● WORK TO COMPLETE
Print the listing from its top line through the line containing "noma_r2 = [1.0, 1.0, 0.383, 0.0]", nothing more, and leave out the pictures.

● SUPPLIED DATA

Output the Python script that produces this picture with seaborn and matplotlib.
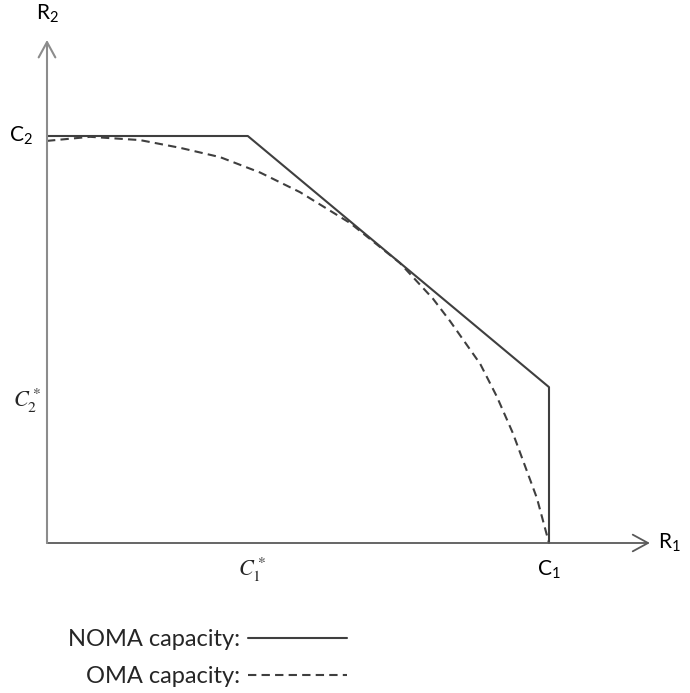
import matplotlib
matplotlib.use("Agg")
import matplotlib.pyplot as plt
import numpy as np
import seaborn as sns

# capacity regions, R1 normalised by C1, R2 normalised by C2
noma_r1 = [0.0, 0.40, 1.0, 1.0]
noma_r2 = [1.0, 1.0, 0.383, 0.0]

oma_r1 = [0.0, 0.086, 0.185, 0.265, 0.345, 0.425, 0.504, 0.604, 0.703, 0.769,
          0.803, 0.863, 0.896, 0.928, 0.955, 0.976, 1.0]
oma_r2 = [0.988, 0.998, 0.990, 0.971, 0.948, 0.910, 0.862, 0.786, 0.688, 0.600,
          0.545, 0.440, 0.360, 0.270, 0.180, 0.110, 0.0]

c1_star = 0.40
c2_star = 0.35

sns.set_style("white")
plt.rcParams["font.family"] = ["Lato", "DejaVu Sans"]
plt.rcParams["mathtext.fontset"] = "stix"

fig = plt.figure(figsize=(6.9, 6.93), dpi=100)
ax = fig.add_axes([0, 0, 1, 1])
ax.set_xlim(-47 / 502, 643 / 502)
ax.set_ylim(-150 / 407, 543 / 407)
ax.axis("off")

line_col = "#3f3f3f"
sns.lineplot(x=noma_r1, y=noma_r2, sort=False, estimator=None, color=line_col,
             lw=1.5, label="NOMA capacity:", ax=ax)
sns.lineplot(x=oma_r1, y=oma_r2, sort=False, estimator=None, color=line_col,
             lw=1.5, label="OMA capacity:", ax=ax)
ax.lines[-1].set_dashes((4, 2.5))

# axes with open arrow heads
arrow = dict(arrowstyle="->,head_length=0.55,head_width=0.3", mutation_scale=20,
             shrinkA=0, shrinkB=0)
ax.annotate("", xy=(1.201, 0), xytext=(0, 0),
            arrowprops=dict(arrow, color="#595959", lw=1.3))
ax.annotate("", xy=(0, 1.236), xytext=(0, 0),
            arrowprops=dict(arrow, color="#8c8c8c", lw=1.5))

lab = dict(fontsize=15, ha="center", va="center", color="black")
ax.text(0, 1.30, r"$\mathregular{R_2}$", **lab)
ax.text(1.24, 0, r"$\mathregular{R_1}$", **lab)
ax.text(-0.052, 1.0, r"$\mathregular{C_2}$", **lab)
ax.text(1.0, -0.067, r"$\mathregular{C_1}$", **lab)
ax.text(-0.04, c2_star, r"$C_2^*$", fontsize=16, ha="center", va="center")
ax.text(c1_star + 0.008, -0.067, r"$C_1^*$", fontsize=16, ha="center", va="center")

leg = ax.legend(loc="center", bbox_to_anchor=(0.301, 0.0505),
                bbox_transform=fig.transFigure, frameon=False, markerfirst=False,
                fontsize=17, handlelength=4.2, handletextpad=0.35,
                labelspacing=0.66, borderpad=0)

fig.savefig("out.png", dpi=100)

● OUTPUT OF THE TASK
Output the Python script that produces this picture with seaborn and matplotlib.
import matplotlib
matplotlib.use("Agg")
import matplotlib.pyplot as plt
import numpy as np
import seaborn as sns

# capacity regions, R1 normalised by C1, R2 normalised by C2
noma_r1 = [0.0, 0.40, 1.0, 1.0]
noma_r2 = [1.0, 1.0, 0.383, 0.0]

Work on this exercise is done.